Moreover, it is important to note that where the law is silent on the issue (e.g., the applicability of treatment consent by minors to research consent), silence does not imply impermissibility. In fact, it could be argued that actions are permissible unless they are specifically restricted by the courts or legislative actions [31].

As a general principle, however, judicial development of the common law is not arrested by piece-meal legislative adoption of specific statutory exceptions to a general common law rule…. One of the great attributes of Anglo-American common law has been the flexibility demonstrated by the case by case judicial development of the principles and rules of the common law to adapt to the emerging conditions of society; this flexibility permits the law to remain relevant and reasonable, preventing “mindless obedience to [a] precept [that] can confound the search for truth and foster an attitude of contempt” [32].

Alternatively, of course, it should be noted that there is an important distinction between research and treatment. The former seeks to build generalizable knowledge without a focus on individual benefit, whereas the latter focuses on individual well-being. Accordingly, inasmuch as their intents vary, so too might the legal protections for children and adolescents attached to research versus treatment justifiably vary. Federal regulations also note that “assent,” the child’s “affirmative agreement to participate in research,” is required when IRBs determine that children are capable of such, thus leaving much to the IRB’s discretion [33]. This imprecision in federal regulations has not been addressed by the states [34].
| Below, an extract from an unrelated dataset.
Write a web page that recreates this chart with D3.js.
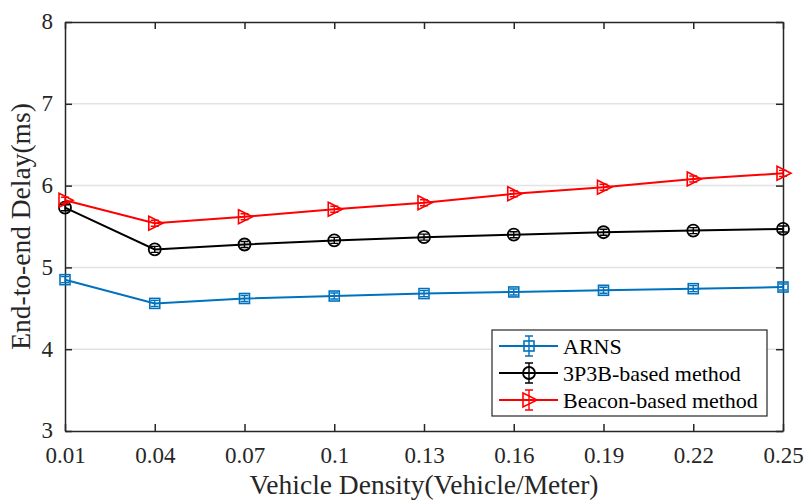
<!DOCTYPE html>
<html>
<head>
<meta charset="utf-8">
<script src="https://cdn.jsdelivr.net/npm/d3@7"></script>
<style>
  body { margin: 0; background: #fff; }
  svg text { font-family: 'Liberation Serif', 'Times New Roman', serif; }
</style>
</head>
<body>
<svg width="805" height="500"></svg>
<script>
const densities = [0.01, 0.04, 0.07, 0.1, 0.13, 0.16, 0.19, 0.22, 0.25];
const xTickLabels = ['0.01', '0.04', '0.07', '0.1', '0.13', '0.16', '0.19', '0.22', '0.25'];
const yTicks = [3, 4, 5, 6, 7, 8];
const arns = [4.85, 4.56, 4.62, 4.65, 4.68, 4.70, 4.72, 4.74, 4.76];
const p3b = [5.73, 5.22, 5.28, 5.33, 5.37, 5.40, 5.43, 5.45, 5.47];
const beacon = [5.82, 5.54, 5.62, 5.71, 5.79, 5.90, 5.98, 6.08, 6.15];
const seriesNames = ['ARNS', '3P3B-based method', 'Beacon-based method'];

const series = [
    {name: seriesNames[0], values: arns, color: '#0072BD', marker: 'square'},
    {name: seriesNames[1], values: p3b, color: '#000000', marker: 'circle'},
    {name: seriesNames[2], values: beacon, color: '#FF0000', marker: 'triangle'}
];

const svg = d3.select('svg');
const plotLeft = 65, plotRight = 783, plotTop = 22, plotBottom = 431;
const axisColor = '#262626';

const x = d3.scaleLinear().domain([0.01, 0.25]).range([plotLeft, plotRight]);
const y = d3.scaleLinear().domain([3, 8]).range([plotBottom, plotTop]);

// grid
svg.append('g')
    .selectAll('line')
    .data(yTicks.slice(1, -1))
    .enter().append('line')
    .attr('x1', plotLeft).attr('x2', plotRight)
    .attr('y1', d => y(d)).attr('y2', d => y(d))
    .attr('stroke', '#e3e3e3')
    .attr('stroke-width', 1.5);

// axes (ticks point inward like matlab)
const tickLen = 7;
const xAxis = svg.append('g')
    .attr('transform', `translate(0,${plotBottom})`)
    .call(d3.axisBottom(x).tickValues(densities).tickFormat((d, i) => xTickLabels[i]).tickSizeInner(-tickLen).tickSizeOuter(0).tickPadding(16));
const yAxis = svg.append('g')
    .attr('transform', `translate(${plotLeft},0)`)
    .call(d3.axisLeft(y).tickValues(yTicks).tickFormat(d3.format('d')).tickSizeInner(-tickLen).tickSizeOuter(0).tickPadding(12));
const xTop = svg.append('g')
    .attr('transform', `translate(0,${plotTop})`)
    .call(d3.axisTop(x).tickValues(densities).tickFormat('').tickSizeInner(-tickLen).tickSizeOuter(0));
const yRight = svg.append('g')
    .attr('transform', `translate(${plotRight},0)`)
    .call(d3.axisRight(y).tickValues(yTicks).tickFormat('').tickSizeInner(-tickLen).tickSizeOuter(0));

[xAxis, yAxis, xTop, yRight].forEach(function (g) {
    g.attr('font-family', null).attr('font-size', null);
    g.selectAll('path').attr('stroke', axisColor).attr('stroke-width', 1.5);
    g.selectAll('line').attr('stroke', axisColor).attr('stroke-width', 1.5);
    g.selectAll('text')
        .attr('fill', axisColor)
        .attr('font-size', 23);
});
yAxis.selectAll('text').attr('dy', '0.3em');

// axis titles
svg.append('text')
    .attr('x', (plotLeft + plotRight) / 2)
    .attr('y', 494)
    .attr('text-anchor', 'middle')
    .attr('fill', axisColor)
    .attr('font-size', 27.5)
    .text('Vehicle Density(Vehicle/Meter)');
svg.append('text')
    .attr('transform', `translate(30,${(plotTop + plotBottom) / 2}) rotate(-90)`)
    .attr('text-anchor', 'middle')
    .attr('fill', axisColor)
    .attr('font-size', 27.5)
    .text('End-to-end Delay(ms)');

function drawMarker(g, type, color) {
    if (type === 'square') {
        g.append('rect').attr('x', -5).attr('y', -5).attr('width', 10).attr('height', 10)
            .attr('fill', 'none').attr('stroke', color).attr('stroke-width', 1.6);
    } else if (type === 'circle') {
        g.append('circle').attr('r', 6)
            .attr('fill', 'none').attr('stroke', color).attr('stroke-width', 1.8);
    } else {
        g.append('path').attr('d', 'M-6,-7L8,0L-6,7Z')
            .attr('fill', 'none').attr('stroke', color).attr('stroke-width', 1.6);
    }
}

function drawErrorBar(g, color, half) {
    g.append('path')
        .attr('d', `M0,${-half}V${half}M-4,${-half}H4M-4,${half}H4`)
        .attr('stroke', color).attr('stroke-width', 1.4).attr('fill', 'none');
}

const line = d3.line()
    .x((d, i) => x(densities[i]))
    .y(d => y(d));

series.forEach(function (s) {
    svg.append('path')
        .datum(s.values)
        .attr('d', line)
        .attr('fill', 'none')
        .attr('stroke', s.color)
        .attr('stroke-width', 2);
    svg.append('g')
        .selectAll('g')
        .data(s.values)
        .enter().append('g')
        .attr('transform', (d, i) => `translate(${x(densities[i])},${y(d)})`)
        .each(function () {
            const g = d3.select(this);
            drawErrorBar(g, s.color, 3);
            drawMarker(g, s.marker, s.color);
        });
});

// legend
const legend = svg.append('g').attr('transform', 'translate(492,330)');
legend.append('rect')
    .attr('width', 275).attr('height', 86)
    .attr('fill', '#fff').attr('stroke', axisColor).attr('stroke-width', 1.2);
series.forEach(function (s, i) {
    const row = legend.append('g').attr('transform', `translate(0,${16 + i * 27})`);
    row.append('line').attr('x1', 7).attr('x2', 66)
        .attr('stroke', s.color).attr('stroke-width', 2);
    const m = row.append('g').attr('transform', 'translate(37,0)');
    drawErrorBar(m, s.color, 10);
    drawMarker(m, s.marker, s.color);
    row.append('text')
        .attr('x', 71).attr('dy', '0.35em')
        .attr('fill', '#000')
        .attr('font-size', 22)
        .text(s.name);
});
</script>
</body>
</html>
Finally, it is also worth clarifying the distinction between emancipation and mature minor status, a distinction not always clearly made in state law.12 In general, emancipation (in this appendix) confers broader “adult” status to youth in all aspects of their lives, whereas the attainment of “mature minor” status is more narrowly construed in terms of the sort of health care consent authority that it confers. These differences might similarly affect the reach of regulations on research with minors, or at least the requirements to consent to research. “Emancipated minors,” to whose lives events have conferred—in the eyes of the state—legal adulthood, should be able to consent to research as adults.13 “Mature minors,” on the other

12  

See discussion infra, pp. 323–325.

13  

This still leaves the question, however, of how a researcher or IRB should reach the conclusion that a minor is emancipated. Arguably, at a minimum, minors who satisfy the common law criteria for emancipation or who have been emancipated by a court should be considered emancipated.